Karl Marx once said that religion is the opium of the masses. I would say religion is just a tool to explain why the masses must be controlled. The masses can understand a thinking creator or designer, but would feel hopeless in a destructive world such as ours with only natural forces as their guide. After all who can trust Nature? Contrarily, if the masses could understand that these natural forces have always been their guide, even before the advent of religion, then the theocracy and their explanations would be useless. Again enter the intelligent designer.

Christian fundamentalist ideology has a deep seeded need to express itself, even in a limited manner. Their ideology must be accepted or it has grave social and psychological implications for those who "believe." Since the biblical story is now pretty much ineffective, intelligent design lets them keep what they consider power and legitimacy, it becomes their viable alternative. I can think of no better creation story then one that most humans can share some common ground with, yet still have no requirement for truth. That's the intelligent design theory. There’s not one human on the planet that couldn't understand a thinking and creating designer. But how does our insignificant position in the universe justify that thoughts through design or whatever, as perceived and expressed by humans, must lead to some intelligent designer creatating the universe?
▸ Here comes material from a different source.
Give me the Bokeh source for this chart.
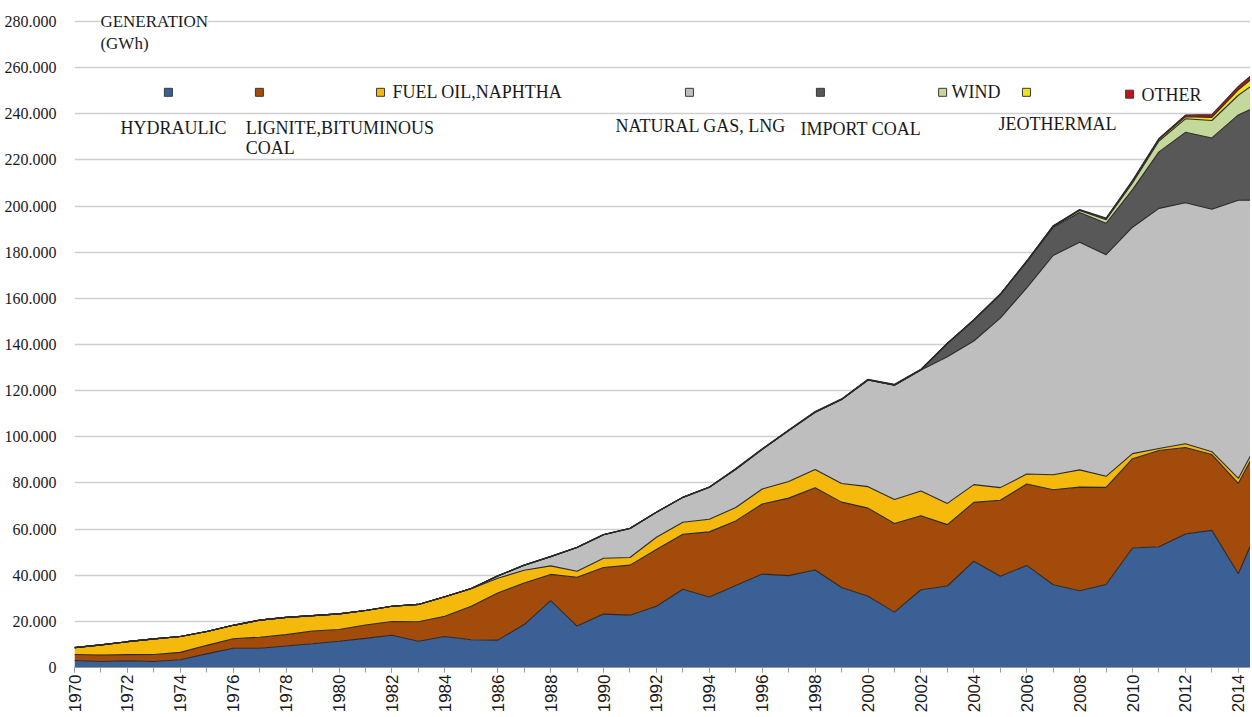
from math import pi
from bokeh.plotting import figure
from bokeh.models import ColumnDataSource, Range1d, FixedTicker, CustomJSTickFormatter, Label
from bokeh.embed import file_html
from bokeh.resources import INLINE

years = [1970, 1971, 1972, 1973, 1974, 1975, 1976, 1977, 1978, 1979,
         1980, 1981, 1982, 1983, 1984, 1985, 1986, 1987, 1988, 1989,
         1990, 1991, 1992, 1993, 1994, 1995, 1996, 1997, 1998, 1999,
         2000, 2001, 2002, 2003, 2004, 2005, 2006, 2007, 2008, 2009,
         2010, 2011, 2012, 2013, 2014, 2015]

hydraulic = [3033, 2610, 2895, 2603, 3357, 5904, 8375, 8337, 9342, 10289,
             11348, 12616, 13965, 11343, 13426, 12045, 11873, 18618, 28950, 17940,
             23148, 22683, 26568, 33951, 30586, 35541, 40475, 39816, 42229, 34678,
             30879, 24010, 33684, 35330, 46084, 39561, 44244, 35851, 33270, 35958,
             51796, 52339, 57865, 59420, 40645, 67146]

lignite_bituminous = [2600, 2800, 2700, 3000, 3200, 3700, 4100, 4800, 4900, 5500,
                      5100, 5800, 6000, 8500, 8800, 14500, 20400, 18000, 11400, 21200,
                      20200, 21700, 24600, 23800, 28200, 28000, 30400, 33600, 35700, 37000,
                      38200, 38400, 32100, 26600, 25500, 32900, 35300, 41200, 44900, 42100,
                      38700, 41700, 37500, 32900, 39200, 34100]

fuel_oil_naphtha = [3000, 4400, 5600, 6800, 6900, 6000, 5800, 7400, 7500, 6700,
                    6800, 6300, 6600, 7500, 8400, 7600, 6400, 5500, 3700, 2600,
                    4000, 3300, 5300, 5200, 5500, 5800, 6500, 7200, 7900, 8100,
                    9300, 10400, 10700, 9200, 7700, 5500, 4300, 6500, 7500, 4800,
                    2200, 900, 1600, 1200, 2100, 2200]

natural_gas_lng = [0, 0, 0, 0, 0, 0, 0, 0, 0, 0,
                   0, 0, 0, 0, 0, 58, 1000, 2200, 4000, 10300,
                   10192, 12589, 10814, 10788, 13822, 16579, 17174, 22086, 24838, 36346,
                   46217, 49549, 52497, 63536, 62242, 73445, 80691, 95025, 98685, 96095,
                   98144, 104048, 104499, 105116, 120576, 99219]

import_coal = [0, 0, 0, 0, 0, 0, 0, 0, 0, 0,
               0, 0, 0, 0, 0, 0, 0, 0, 0, 0,
               0, 0, 0, 0, 0, 0, 0, 0, 0, 0,
               0, 0, 0, 5700, 9000, 10200, 11300, 12200, 12900, 13600,
               16300, 24500, 30500, 30900, 37000, 42000]

wind = [0, 0, 0, 0, 0, 0, 0, 0, 0, 0,
        0, 0, 0, 0, 0, 0, 0, 0, 0, 0,
        0, 0, 0, 0, 0, 0, 0, 0, 6, 21,
        33, 62, 48, 61, 58, 59, 127, 355, 847, 1495,
        2916, 4724, 5861, 7558, 8520, 11652]

jeothermal = [0, 0, 0, 0, 0, 0, 0, 0, 0, 0,
              0, 0, 0, 0, 22, 6, 44, 58, 68, 62,
              80, 81, 70, 78, 79, 86, 84, 83, 85, 81,
              76, 90, 105, 89, 93, 94, 94, 156, 162, 436,
              668, 694, 899, 1364, 2364, 3425]

other = [0, 0, 0, 0, 0, 0, 0, 0, 0, 0,
         0, 0, 0, 0, 0, 0, 0, 0, 0, 0,
         0, 0, 0, 0, 0, 222, 221, 218, 220, 222,
         220, 230, 174, 116, 104, 122, 154, 214, 220, 340,
         458, 469, 721, 1171, 1450, 1900]

series_keys = ["hydraulic", "lignite_bituminous", "fuel_oil_naphtha", "natural_gas_lng",
               "import_coal", "wind", "jeothermal", "other"]
series_colors = ["#3B6096", "#A24B0B", "#F5B90C", "#BEBEBE",
                 "#585858", "#C4D89C", "#F2E41C", "#C0141B"]
y_ticks = [0, 20000, 40000, 60000, 80000, 100000, 120000, 140000,
           160000, 180000, 200000, 220000, 240000, 260000, 280000]

src = ColumnDataSource(dict(year=years, hydraulic=hydraulic,
                            lignite_bituminous=lignite_bituminous,
                            fuel_oil_naphtha=fuel_oil_naphtha,
                            natural_gas_lng=natural_gas_lng,
                            import_coal=import_coal, wind=wind,
                            jeothermal=jeothermal, other=other))

p = figure(width=1250, height=715, output_backend="svg", toolbar_location=None,
           x_range=Range1d(1970, 2014.46), y_range=Range1d(0, 285200),
           min_border_left=74, min_border_right=0, min_border_top=9, min_border_bottom=47)
p.outline_line_color = None
p.background_fill_color = "white"

p.varea_stack(stackers=series_keys, x="year", color=series_colors, source=src)
p.vline_stack(stackers=series_keys, x="year", color="#2a2a2a", line_width=1.1, source=src)

p.xgrid.grid_line_color = None
p.ygrid.grid_line_color = "#cfcfcf"
p.ygrid.grid_line_width = 1.3
p.ygrid.level = "underlay"

p.yaxis.ticker = FixedTicker(ticks=y_ticks)
p.yaxis.formatter = CustomJSTickFormatter(
    code="return tick == 0 ? '0' : tick.toFixed(0).replace(/\\B(?=(\\d{3})+(?!\\d))/g, '.');")
p.yaxis.axis_line_color = None
p.yaxis.major_tick_line_color = None
p.yaxis.minor_tick_line_color = None
p.yaxis.major_label_standoff = 12
p.yaxis.major_label_text_font = "Liberation Serif"
p.yaxis.major_label_text_font_size = "16px"
p.yaxis.major_label_text_color = "#1a1a1a"

p.xaxis.ticker = FixedTicker(ticks=[y for y in years if y % 2 == 0], minor_ticks=years)
p.xaxis.major_label_orientation = pi / 2
p.xaxis.axis_line_color = "#9a9a9a"
p.xaxis.major_tick_line_color = "#9a9a9a"
p.xaxis.minor_tick_line_color = "#9a9a9a"
p.xaxis.major_tick_in = 0
p.xaxis.major_tick_out = 5
p.xaxis.minor_tick_in = 0
p.xaxis.minor_tick_out = 5
p.xaxis.major_label_standoff = 2
p.xaxis.major_label_text_font = "Liberation Sans"
p.xaxis.major_label_text_font_size = "17px"
p.xaxis.major_label_text_color = "#1a1a1a"

serif = "Liberation Serif"
p.add_layout(Label(x=1970.98, y=280000, text="GENERATION", text_font=serif,
                   text_font_size="17px", text_color="#1a1a1a", text_baseline="middle",
                   background_fill_color="white"))
p.add_layout(Label(x=1970.98, y=270500, text="(GWh)", text_font=serif,
                   text_font_size="17px", text_color="#1a1a1a", text_baseline="middle"))

# legend keys (annotation layout)
key_x = [1973.55, 1976.99, 1981.57, 1993.25, 1998.2, 2002.82, 2005.99, 2009.89]
key_y = [249300, 249300, 249300, 249300, 249300, 249300, 249300, 248500]
p.scatter(x=key_x, y=key_y, marker="square", size=8, fill_color=series_colors,
          line_color="#3a3a3a", line_width=1)

legend_texts = [
    ("FUEL OIL,NAPHTHA", 1982.02, 249300),
    ("WIND", 2003.16, 249300),
    ("OTHER", 2010.34, 248300),
    ("HYDRAULIC", 1971.74, 233700),
    ("LIGNITE,BITUMINOUS", 1976.47, 233700),
    ("COAL", 1976.47, 225000),
    ("NATURAL GAS, LNG", 1990.45, 234600),
    ("IMPORT COAL", 1997.45, 233300),
    ("JEOTHERMAL", 2004.93, 235400),
]
for txt, lx, ly in legend_texts:
    p.add_layout(Label(x=lx, y=ly, text=txt, text_font=serif, text_font_size="18px",
                       text_color="#1a1a1a", text_baseline="middle"))

open("out.html", "w").write(file_html(p, INLINE))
From The Talk.Origins Archives: http://www.talkorigins.org/faqs/cosmo.html
“Evolutionists have successfully refuted the usual argument for design that is grounded on the intricacy of biological life. They have convincingly demonstrated, to any rational person, that complexity sufficient for life could readily have emerged naturally in the primeval chemical stew. However, the processes of biological evolution on earth still depended on the pre-existence, billions of years ago, of the particles and "laws" of physics.
For example, consider the calculation by astronomer Fred Hoyle, often referred to by creationists, that the odds against DNA assembling by chance are 1040,000 to one (Hoyle, 1981). This is true, but highly misleading. DNA did not assemble purely by chance. It assembled by a combination of chance and the laws of physics.
Without the laws of physics as we know them, life on earth as we know it would not have evolved in the short span of six billion years. The nuclear force was needed to bind protons and neutrons in the nuclei of atoms; electromagnetism was needed to keep atoms and molecules together; and gravity was needed to keep the resulting ingredients for life stuck to the surface of the earth.
These forces must have been in operation within seconds of the start of the big bang, 10-15 billion years ago, to allow for the formation of protons and neutrons out of quarks and their storage in stable hydrogen and deuterium atoms. Free neutrons disintegrate in minutes. To be able to hang around for billions of years so that they could later join with protons in making chemical elements in stars, neutrons had to be bound in deuterons and other light nuclei where energetics prevented their decay.
Gravity was needed to gather atoms together into stars and to compress stellar cores, raising the core temperatures to tens of millions of degrees. These high temperatures made nuclear reactions possible, and over billions of years the elements of the chemical periodic table were synthesized as the by-product.”

I’m sure the intelligent design theory is just another smoke screen for biblical creationism. To the evolutionist I say, what if what we see (universe) has always been, no beginning and no end? After all isn't time a human construct? What if the universe is being "recycled" through contraction (gravity) and expansion (nuclear force-big band)? Circularity and evolutionary. What if to understand creation humans must transfer it into human thought as needing a creator or an intelligent designer? Wouldn't that make humans the intelligent designer?